993 Moultona

Discovery
- Discovered by: G. van Biesbroeck
- Discovery site: Yerkes Obs.
- Discovery date: 12 January 1923

Designations
- Named after: Forest Ray Moulton (American astronomer)
- Alternative designations: 1923 NJ · 1928 BA 1960 WD · 1964 PQ 1967 CN
- Minor planet category: main-belt · (outer) Koronis

Orbital characteristics
- Epoch 23 March 2018 (JD 2458200.5)
- Uncertainty parameter 0
- Observation arc: 86.00 yr (31,410 d)
- Aphelion: 2.9991 AU
- Perihelion: 2.7218 AU
- Semi-major axis: 2.8604 AU
- Eccentricity: 0.0485
- Orbital period (sidereal): 4.84 yr (1,767 d)
- Mean anomaly: 272.19°
- Mean motion: 0° 12^{m} 13.32^{s} / day
- Inclination: 1.7799°
- Longitude of ascending node: 184.26°
- Argument of perihelion: 249.56°

Physical characteristics
- Mean diameter: 12.43±1.13 km 15.15±1.17 km
- Synodic rotation period: 5.2712±0.0007 h
- Geometric albedo: 0.147 0.315
- Spectral type: S (assumed)
- Absolute magnitude (H): 11.4 11.80

= 993 Moultona =

Main-belt asteroid

993 Moultona, provisional designation ', is a Koronian asteroid from the outer regions of the asteroid belt, approximately 14 km in diameter. It was discovered on 12 January 1923, by astronomer George Van Biesbroeck at the Yerkes Observatory in Williams Bay, Wisconsin, in the United States. The likely elongated asteroid has a rotation period of 5.3 hours. It was named after American astronomer Forest Ray Moulton.

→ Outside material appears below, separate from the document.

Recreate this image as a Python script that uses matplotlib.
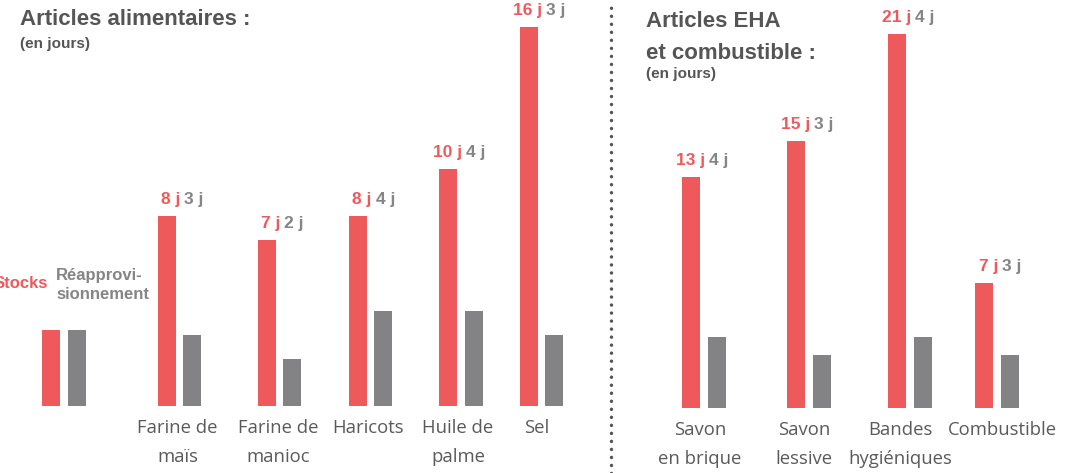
import matplotlib
matplotlib.use("Agg")
import matplotlib.pyplot as plt
from matplotlib.lines import Line2D

# ---------------- data ----------------
food_cats = ["Farine de\nmaïs", "Farine de\nmanioc", "Haricots", "Huile de\npalme", "Sel"]
food_stock = [8, 7, 8, 10, 16]
food_resupply = [3, 2, 4, 4, 3]

eha_cats = ["Savon\nen brique", "Savon\nlessive", "Bandes\nhygiéniques", "Combustible"]
eha_stock = [13, 15, 21, 7]
eha_resupply = [4, 3, 4, 3]

legend_value = 3.2  # illustrative legend bars
legend_stock_label = "Stocks"
legend_resupply_label = "Réapprovi-\nsionnement"

title_food = "Articles alimentaires :"
title_eha = "Articles EHA\net combustible :"
unit_note = "(en jours)"

# ---------------- layout / style ----------------
W, H = 1080, 473
RED = "#EE5A5B"
GREY = "#838385"
TXT_GREY = "#858585"
DARK = "#555555"
LABEL = "#5a5a5a"

food_pos = [179.5, 279.5, 370.5, 461, 541.5]
food_label_pos = [177.5, 278, 368, 458, 537]
legend_pos = 64
eha_pos = [704, 809, 910, 997]
eha_label_pos = [700, 804, 900, 1002]
half_gap = 12.8
bar_w = 18

HEAD_FONT = ["Liberation Sans", "DejaVu Sans"]
VAL_FONT = ["Liberation Sans", "DejaVu Sans"]
CAT_FONT = ["Open Sans", "DejaVu Sans"]

fig = plt.figure(figsize=(W / 100, H / 100), dpi=100)

# left axes: baseline at y=406 px, 23.7 px per day
base_l = 406
ax_l = fig.add_axes([0, (H - base_l) / H, 600 / W, base_l / H])
ax_l.set_xlim(0, 600)
ax_l.set_ylim(0, base_l / 23.7)

# right axes: baseline at y=408 px, 17.8 px per day
base_r = 408
ax_r = fig.add_axes([600 / W, (H - base_r) / H, 480 / W, base_r / H])
ax_r.set_xlim(600, 1080)
ax_r.set_ylim(0, base_r / 17.8)

for ax in (ax_l, ax_r):
    ax.axis("off")
    ax.patch.set_alpha(0)


def draw_group(ax, positions, label_pos, cats, stock, resup, label_dy):
    ax.bar([p - half_gap for p in positions], stock, width=bar_w, color=RED)
    ax.bar([p + half_gap for p in positions], resup, width=bar_w, color=GREY)
    for p, lp, c, s, r in zip(positions, label_pos, cats, stock, resup):
        ax.annotate(f"{s} j", (p + 1, s), xytext=(0, 12), textcoords="offset pixels",
                    ha="right", va="baseline", color=RED, fontsize=12.5,
                    fontweight="bold", family=VAL_FONT)
        ax.annotate(f"{r} j", (p + 5, s), xytext=(0, 12), textcoords="offset pixels",
                    ha="left", va="baseline", color=TXT_GREY, fontsize=12.5,
                    fontweight="bold", family=VAL_FONT)
        ax.annotate(c, (lp, 0), xytext=(0, label_dy), textcoords="offset pixels",
                    ha="center", va="top", color=LABEL, fontsize=13.3,
                    family=CAT_FONT, linespacing=1.75)


draw_group(ax_l, food_pos, food_label_pos, food_cats, food_stock, food_resupply, -13)
draw_group(ax_r, eha_pos, eha_label_pos, eha_cats, eha_stock, eha_resupply, -13)

# legend bars
ax_l.bar([legend_pos - half_gap], [legend_value], width=bar_w, color=RED)
ax_l.bar([legend_pos + half_gap], [legend_value], width=bar_w, color=GREY)
fig.text(48 / W, 1 - 283 / H, legend_stock_label, ha="right", va="center",
         color=RED, fontsize=12, fontweight="bold", family=HEAD_FONT)
fig.text(56 / W, 1 - 285 / H, legend_resupply_label, ha="left", va="center",
         color=TXT_GREY, fontsize=12, fontweight="bold", family=HEAD_FONT,
         linespacing=1.3)

# titles
fig.text(20 / W, 1 - 9 / H, title_food, ha="left", va="top", color=DARK,
         fontsize=16, fontweight="bold", family=HEAD_FONT)
fig.text(20 / W, 1 - 37 / H, unit_note, ha="left", va="top", color=DARK,
         fontsize=11, fontweight="bold", family=HEAD_FONT)
fig.text(646 / W, 1 - 11 / H, title_eha, ha="left", va="top", color=DARK,
         fontsize=16, fontweight="bold", family=HEAD_FONT, linespacing=1.7)
fig.text(646 / W, 1 - 67 / H, unit_note, ha="left", va="top", color=DARK,
         fontsize=11, fontweight="bold", family=HEAD_FONT)

# dotted separator
sep = Line2D([611 / W, 611 / W], [0, 1], transform=fig.transFigure, color=DARK,
             lw=2.5, linestyle=(0, (0.01, 2.3)), dash_capstyle="round")
fig.add_artist(sep)

fig.savefig("out.png", dpi=100, facecolor="white")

== Orbit and classification ==

Moultona is a core member of the Koronis family (605), a very large outer asteroid family with nearly co-planar ecliptical orbits. It orbits the Sun in the outer main-belt at a distance of 2.7–3.0 AU once every 4 years and 10 months (1,767 days; semi-major axis of 2.86 AU). Its orbit has an eccentricity of 0.05 and an inclination of 2° with respect to the ecliptic. The body's observation arc begins with a precovery taken at the Lowell Observatory in October 1931, more than 12 years after to its official discovery observation at Williams Bay.

== Naming ==

This minor planet was named after Forest Ray Moulton (1872–1952), an American astronomer and mathematician known for research in celestial mechanics. The official naming citation was mentioned in The Names of the Minor Planets by Paul Herget in 1955 (H 50). The lunar crater Moulton was also named in his honor.

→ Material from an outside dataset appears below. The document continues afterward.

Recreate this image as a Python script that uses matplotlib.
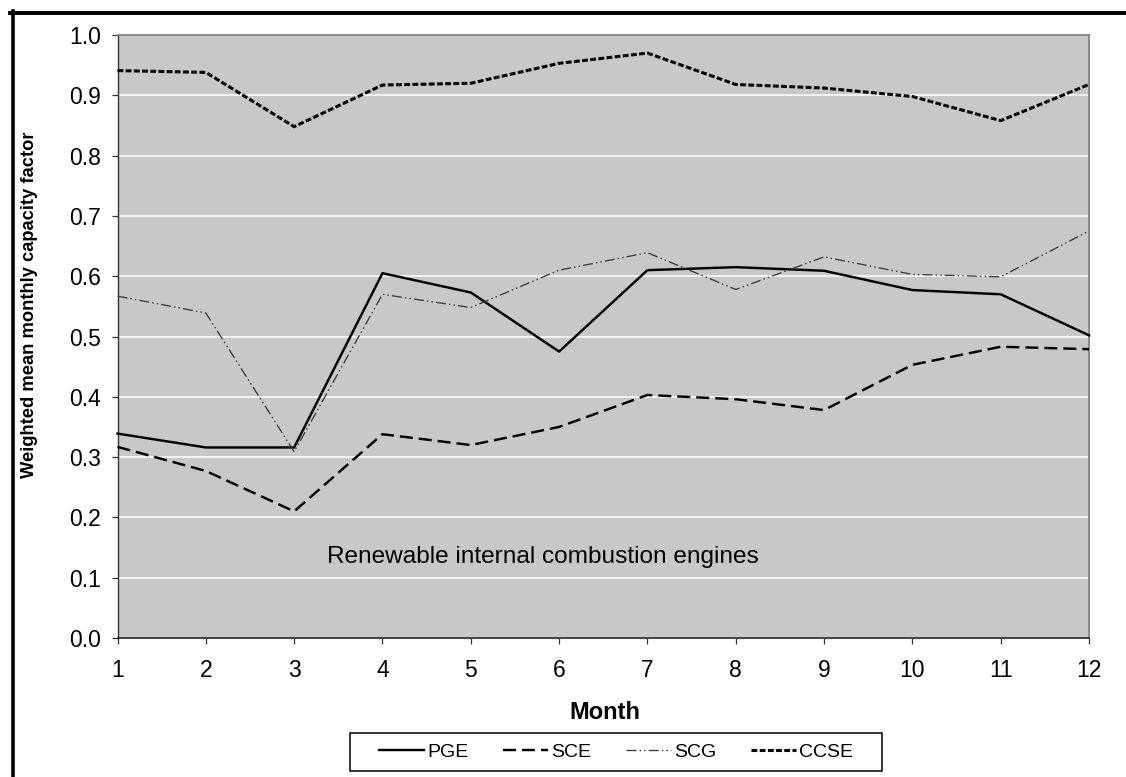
import matplotlib
matplotlib.use('Agg')
import matplotlib.pyplot as plt
from matplotlib.lines import Line2D
from matplotlib.patches import Rectangle

plt.rcParams['font.family'] = ['Liberation Sans', 'DejaVu Sans']
plt.rcParams['lines.scale_dashes'] = False

months = list(range(1, 13))
pge = [0.339, 0.316, 0.316, 0.605, 0.573, 0.475, 0.610, 0.615, 0.609, 0.577, 0.570, 0.502]
sce = [0.317, 0.277, 0.210, 0.338, 0.320, 0.350, 0.403, 0.396, 0.378, 0.453, 0.483, 0.479]
scg = [0.567, 0.539, 0.309, 0.570, 0.548, 0.610, 0.639, 0.578, 0.632, 0.603, 0.599, 0.675]
ccse = [0.941, 0.938, 0.848, 0.917, 0.920, 0.953, 0.970, 0.918, 0.912, 0.898, 0.858, 0.918]
series_names = ['PGE', 'SCE', 'SCG', 'CCSE']
yticks = [0.0, 0.1, 0.2, 0.3, 0.4, 0.5, 0.6, 0.7, 0.8, 0.9, 1.0]
ytick_labels = ['0.0', '0.1', '0.2', '0.3', '0.4', '0.5', '0.6', '0.7', '0.8', '0.9', '1.0']
annotation = 'Renewable internal combustion engines'
xlabel = 'Month'
ylabel = 'Weighted mean monthly capacity factor'

W, H = 1126, 777
fig = plt.figure(figsize=(W / 100, H / 100), dpi=100)
ax = fig.add_axes([117.5 / W, 1 - 638 / H, (1089 - 117.5) / W, (638 - 35) / H])
ax.set_facecolor('#C8C8C8')
ax.set_xlim(1, 12)
ax.set_ylim(0, 1)
ax.set_xticks(months)
ax.set_xticklabels([str(m) for m in months])
ax.set_yticks(yticks)
ax.set_yticklabels(ytick_labels)
ax.yaxis.grid(True, color='white', lw=1.1)
ax.set_axisbelow(True)

ax.spines['left'].set_color('#333333')
ax.spines['left'].set_linewidth(1.0)
ax.spines['bottom'].set_color('#222222')
ax.spines['bottom'].set_linewidth(1.2)
for s in ['top', 'right']:
    ax.spines[s].set_color('#8a8a8a')
    ax.spines[s].set_linewidth(1.4)

ax.tick_params(axis='both', direction='out', length=4.5, width=0.9, color='#333333',
               labelsize=16.5)
ax.tick_params(axis='y', pad=7.5)
ax.tick_params(axis='x', pad=10.5)

styles = {
    'PGE': dict(color='black', lw=1.75, linestyle='-'),
    'SCE': dict(color='black', lw=1.75, linestyle=(0, (9.4, 4.3))),
    'SCG': dict(color='#3a3a3a', lw=0.95, linestyle=(0, (7.2, 2.2, 1.1, 2.2, 1.1, 2.2))),
    'CCSE': dict(color='black', lw=2.2, linestyle=(0, (4.2, 1.7))),
}
data = {'PGE': pge, 'SCE': sce, 'SCG': scg, 'CCSE': ccse}
handles = []
for name in series_names:
    ln, = ax.plot(months, data[name], dash_capstyle='butt', clip_on=False, zorder=3,
                  **styles[name])
    handles.append(ln)

ax.text(3.369, 0.124, annotation, fontsize=17.6, ha='left', va='baseline', color='black')

leg = ax.legend(handles, series_names, loc='center',
                bbox_to_anchor=(616 / W, 1 - 751.7 / H), bbox_transform=fig.transFigure,
                ncol=4, frameon=False, fontsize=14, handlelength=2.3,
                handletextpad=0.15, columnspacing=1.8)
fig.patches.append(Rectangle((350 / W, 1 - 770.7 / H), (882 - 350) / W, 38 / H,
                             transform=fig.transFigure, fill=False, ec='black', lw=1.1))

fig.text(605 / W, 1 - 719 / H, xlabel, fontsize=17, fontweight='bold', ha='center',
         va='baseline')
fig.text(30 / W, 1 - 305 / H, ylabel, fontsize=13.2, fontweight='bold', ha='center',
         va='center', rotation=90)

fig.add_artist(Line2D([10 / W, 1], [1 - 13 / H, 1 - 13 / H], transform=fig.transFigure,
                      color='black', lw=2.8))
fig.add_artist(Line2D([13.3 / W, 13.3 / W], [0, 1 - 11 / H], transform=fig.transFigure,
                      color='black', lw=2.6))

fig.savefig('out.png', dpi=100)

== Physical characteristics ==

Moultona is an assumed S-type asteroid.

=== Rotation period ===

In December 2014, a rotational lightcurve of Moultona was obtained from photometric observations by French amateur astronomer Laurent Bernasconi. Lightcurve analysis gave a well-defined rotation period of 5.2712±0.0007 hours with a high brightness amplitude of 0.73 magnitude, indicative of a non-spherical, elongated shape (U=3)

=== Diameter and albedo ===

According to the surveys carried out by the Japanese Akari satellite and the NEOWISE mission of NASA's Wide-field Infrared Survey Explorer, Moultona measures between 12.43 and 15.15 kilometers in diameter and its surface has an albedo between 0.147 and 0.315. The Collaborative Asteroid Lightcurve Link assumes an albedo of 0.24 and calculates a diameter of 14.24 kilometers based on an absolute magnitude of 11.4.